France may force investors to put money into residential property
Possible plans by the French government may mean that institutional real estate investors are obliged to invest in residential property, according to a report by Property Investor Europe.Housing Minister Cécile Duflot announced the strategies, which would be put in place in order to create more institutional capital to support the government’s house-building program.
"Institutional investors have not abandoned property investment but they have focused on office real estate rather than on residential. We need to be able to get a better balance," said the minister.
The new home construction targets include increasing house-building in Paris to 500,000 units a year, including 150,000 social housing units.
This comes after the Capital’s new social housing law was placed onto the statute book.
Under the law, the provision of social housing required by local authorities has risen from 20% to 25%, while the penalties imposed on authorities who fail to comply has increased five-fold.

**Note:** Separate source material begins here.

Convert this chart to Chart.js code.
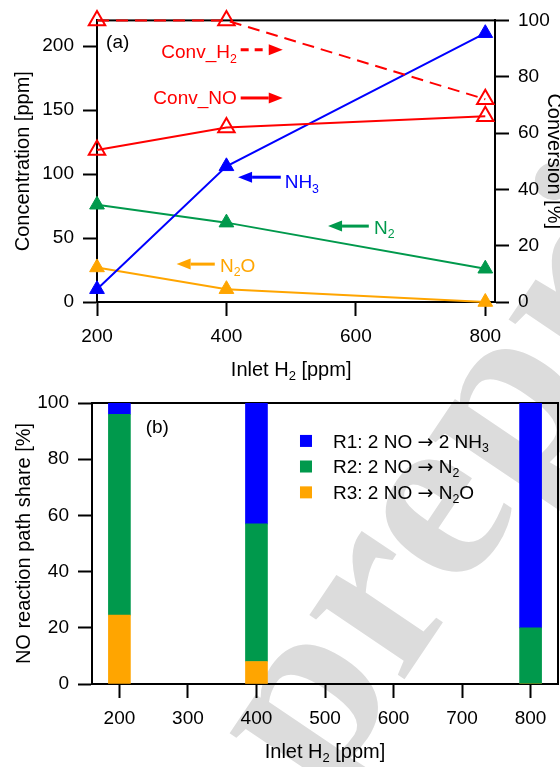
<!DOCTYPE html>
<html>
<head>
<meta charset="utf-8">
<script src="https://cdn.jsdelivr.net/npm/chart.js@4.4.0/dist/chart.umd.min.js"></script>
<style>
html, body { margin: 0; padding: 0; background: #fff; overflow: hidden; }
#wrap { position: relative; width: 560px; height: 767px; }
#bg { position: absolute; left: 0; top: 0; }
#chartA { position: absolute; left: 0; top: 0; }
#chartB { position: absolute; left: 0; top: 380px; }
</style>
</head>
<body>
<div id="wrap">
  <canvas id="bg" width="560" height="767"></canvas>
  <canvas id="chartA" width="560" height="390"></canvas>
  <canvas id="chartB" width="560" height="387"></canvas>
</div>
<script>
// ------------------------------
// Data
// ------------------------------

// panel (a)
const inletA = [200, 400, 800];
const convH2 = [100, 100, 72];
const convNO = [54, 62, 66];
const nh3 = [10, 106, 210];
const n2 = [76, 62, 26];
const n2o = [27, 10, 0];

const xTicksA = [200, 400, 600, 800];
const concTicks = [0, 50, 100, 150, 200];
const convTicks = [0, 20, 40, 60, 80, 100];

// panel (b)
const inletB = [200, 400, 800];
const shareR1 = [4, 43, 80];
const shareR2 = [71.5, 49, 20];
const shareR3 = [24.5, 8, 0];

const xTicksB = [200, 300, 400, 500, 600, 700, 800];
const shareTicks = [0, 20, 40, 60, 80, 100];

// legend texts, [text, isSubscript, fontFamily]
const ARROW_FONT = "'DejaVu Sans', sans-serif";
const reactionLabels = [
    [["R1: 2 NO "], ["\u2192", 0, ARROW_FONT], [" 2 NH"], ["3", 1]],
    [["R2: 2 NO "], ["\u2192", 0, ARROW_FONT], [" N"], ["2", 1]],
    [["R3: 2 NO "], ["\u2192", 0, ARROW_FONT], [" N"], ["2", 1], ["O"]]
];

// ------------------------------
// Style
// ------------------------------

const FONT = "'Liberation Sans', Arial, sans-serif";
const RED = "#ff0000";
const BLUE = "#0000ff";
const GREEN = "#00994c";
const ORANGE = "#ffa500";

function fontStr(size, family){
    return size + "px " + (family || FONT);
}

// text with subscripts, y = cap centre
function drawRich(ctx, parts, x, y, align, size, color){
    ctx.save();
    ctx.fillStyle = color;
    ctx.textBaseline = "alphabetic";
    const widths = parts.map(function(p){
        ctx.font = fontStr(p[1] ? size * 0.65 : size, p[2]);
        return ctx.measureText(p[0]).width;
    });
    const total = widths.reduce((a, b) => a + b, 0);
    let cx = align === "right" ? x - total : align === "center" ? x - total / 2 : x;
    const base = y + size * 0.358;
    parts.forEach(function(p, i){
        ctx.font = fontStr(p[1] ? size * 0.65 : size, p[2]);
        ctx.fillText(p[0], cx, p[1] ? base + size * 0.22 : base);
        cx += widths[i];
    });
    ctx.restore();
}

function drawArrow(ctx, x1, x2, y, color, dashed){
    const head = 14, half = 5.5;
    const dir = Math.sign(x2 - x1);
    ctx.save();
    ctx.strokeStyle = color;
    ctx.fillStyle = color;
    ctx.lineWidth = 3;
    if(dashed){ ctx.setLineDash([8, 6]); }
    ctx.beginPath();
    ctx.moveTo(x1, y);
    ctx.lineTo(x2 - dir * head, y);
    ctx.stroke();
    ctx.setLineDash([]);
    ctx.beginPath();
    ctx.moveTo(x2, y);
    ctx.lineTo(x2 - dir * head, y - half);
    ctx.lineTo(x2 - dir * head, y + half);
    ctx.closePath();
    ctx.fill();
    ctx.restore();
}

function linearAxis(pos, min, max, tickVals, size, title, titlePad){
    return {
        type: "linear",
        position: pos,
        min: min,
        max: max,
        offset: false,
        afterBuildTicks: function(s){ s.ticks = tickVals.map(v => ({value: v})); },
        afterFit: function(s){
            if(pos === "bottom"){ s.height = size; } else { s.width = size; }
        },
        border: {display: true, color: "#000", width: 2},
        grid: {offset: false, drawOnChartArea: false, drawTicks: true, tickLength: 14, tickWidth: 2, tickColor: "#000"},
        ticks: {color: "#000", font: {family: FONT, size: 19}, padding: 9, maxRotation: 0},
        title: {
            display: !!title,
            text: title || "",
            color: "#000",
            font: {family: FONT, size: 20, lineHeight: 1.2},
            padding: {top: titlePad, bottom: 0}
        }
    };
}

// box around the plot area, under the data
const framePlugin = {
    id: "frame",
    beforeDatasetsDraw: function(chart){
        const a = chart.chartArea;
        const ctx = chart.ctx;
        ctx.save();
        ctx.strokeStyle = "#000";
        ctx.lineWidth = 2;
        ctx.strokeRect(a.left, a.top, a.right - a.left, a.bottom - a.top);
        ctx.restore();
    }
};

// x title "Inlet H2 [ppm]" centred on the tick range
function xTitlePlugin(ticks, baseY){
    return {
        id: "xtitle",
        afterDraw: function(chart){
            const x = chart.scales.x;
            const mid = x.getPixelForValue((ticks[0] + ticks[ticks.length - 1]) / 2);
            drawRich(chart.ctx, [["Inlet H"], ["2", 1], [" [ppm]"]], mid, baseY - 20 * 0.358, "center", 20, "#000");
        }
    };
}

// ------------------------------
// Watermark
// ------------------------------

const bg = document.getElementById("bg").getContext("2d");
bg.save();
bg.translate(323, 800);
bg.rotate(-56 * Math.PI / 180);
bg.font = "bold 250px 'Liberation Serif', serif";
bg.fillStyle = "#dcdcdc";
bg.fillText("preprint", 0, 0);
bg.restore();

// ------------------------------
// Panel (a)
// ------------------------------

const notesA = [
    {parts: [["(a)"]], color: "#000", x: 214, y: 204, align: "left"},
    {parts: [["Conv_H"], ["2", 1]], color: RED, x: 416, y: 195.6, align: "right", arrow: {from: 422, to: 487, y: 197.1, dash: true}},
    {parts: [["Conv_NO"]], color: RED, x: 416, y: 159.7, align: "right", arrow: {from: 422, to: 487, y: 159.4}},
    {parts: [["NH"], ["3", 1]], color: BLUE, x: 490, y: 94, align: "left", arrow: {from: 484, to: 418, y: 97.5}},
    {parts: [["N"], ["2", 1]], color: GREEN, x: 628, y: 58.5, align: "left", arrow: {from: 620, to: 557, y: 59.3}},
    {parts: [["N"], ["2", 1], ["O"]], color: ORANGE, x: 390, y: 28.9, align: "left", arrow: {from: 382, to: 323, y: 29.6}}
];

const notesPluginA = {
    id: "notesA",
    afterDatasetsDraw: function(chart){
        const x = chart.scales.x;
        const y = chart.scales.conc;
        const ctx = chart.ctx;
        notesA.forEach(function(n){
            drawRich(ctx, n.parts, x.getPixelForValue(n.x), y.getPixelForValue(n.y), n.align, 19, n.color);
            if(n.arrow){
                drawArrow(ctx, x.getPixelForValue(n.arrow.from), x.getPixelForValue(n.arrow.to),
                    y.getPixelForValue(n.arrow.y), n.color, n.arrow.dash);
            }
        });
    }
};

function pts(xs, ys){
    return xs.map((x, i) => ({x: x, y: ys[i]}));
}

function lineSet(label, ys, axis, color, open, dash){
    return {
        label: label,
        data: pts(inletA, ys),
        yAxisID: axis,
        borderColor: color,
        borderWidth: 2,
        borderDash: dash || [],
        tension: 0,
        pointStyle: "triangle",
        pointRadius: open ? 9.5 : 8.5,
        pointBorderWidth: open ? 2 : 1,
        pointBorderColor: color,
        pointBackgroundColor: open ? "rgba(0,0,0,0)" : color,
        clip: false
    };
}

new Chart(document.getElementById("chartA"), {
    type: "line",
    data: {
        datasets: [
            lineSet("Conv_H2", convH2, "conv", RED, true, [12, 7]),
            lineSet("Conv_NO", convNO, "conv", RED, true),
            lineSet("NH3", nh3, "conc", BLUE, false),
            lineSet("N2", n2, "conc", GREEN, false),
            lineSet("N2O", n2o, "conc", ORANGE, false)
        ]
    },
    options: {
        responsive: false,
        animation: false,
        layout: {padding: {top: 20, left: 0, right: 0, bottom: 0}},
        plugins: {legend: {display: false}, tooltip: {enabled: false}},
        scales: {
            x: linearAxis("bottom", 200, 815, xTicksA, 88),
            conc: linearAxis("left", 0, 220, concTicks, 97, "Concentration [ppm]", 11),
            conv: linearAxis("right", 0, 100, convTicks, 65, "Conversion [%]", -5.5)
        }
    },
    plugins: [framePlugin, notesPluginA, xTitlePlugin(xTicksA, 376)]
});

// ------------------------------
// Panel (b)
// ------------------------------

const legendB = {boxX: 463.5, textX: 511.7, rows: [86.5, 77.4, 68.2], box: 12};
const legendColors = [BLUE, GREEN, ORANGE];

const notesPluginB = {
    id: "notesB",
    afterDatasetsDraw: function(chart){
        const x = chart.scales.x;
        const y = chart.scales.y;
        const ctx = chart.ctx;
        drawRich(ctx, [["(b)"]], x.getPixelForValue(238.4), y.getPixelForValue(91.8), "left", 19, "#000");
        reactionLabels.forEach(function(parts, i){
            const cy = y.getPixelForValue(legendB.rows[i]);
            const bx = x.getPixelForValue(legendB.boxX);
            ctx.fillStyle = legendColors[i];
            ctx.fillRect(bx, cy - legendB.box / 2, legendB.box, legendB.box);
            drawRich(ctx, parts, x.getPixelForValue(legendB.textX), cy, "left", 19, "#000");
        });
    }
};

function barSet(label, ys, color){
    return {
        label: label,
        data: pts(inletB, ys),
        backgroundColor: color,
        borderWidth: 0,
        barThickness: 22
    };
}

const xB = linearAxis("bottom", 160, 840, xTicksB, 83);
xB.stacked = true;
const yB = linearAxis("left", 0, 100, shareTicks, 92, "NO reaction path share [%]", 12);
yB.stacked = true;

new Chart(document.getElementById("chartB"), {
    type: "bar",
    data: {
        datasets: [
            barSet("R3", shareR3, ORANGE),
            barSet("R2", shareR2, GREEN),
            barSet("R1", shareR1, BLUE)
        ]
    },
    options: {
        responsive: false,
        animation: false,
        layout: {padding: {top: 23, left: 0, right: 2, bottom: 0}},
        plugins: {legend: {display: false}, tooltip: {enabled: false}},
        scales: {x: xB, y: yB}
    },
    plugins: [framePlugin, notesPluginB, xTitlePlugin(xTicksB, 378)]
});
</script>
</body>
</html>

Land may also be transferred from central government and public operators to local authorities and social landlords, in the hope of building an additional 110,000 homes by 2016.
The government is still dubious as to whether the changes will be compulsory.
"The question of making this obligatory is being studied so that all investors are put on an equal footing," Cécile Duflot confirmed.
The new – slightly modified – bill is the second of its kind, after the first version was blocked by the constitutional council in October owing to procedural irregularities in the National Assembly parliament.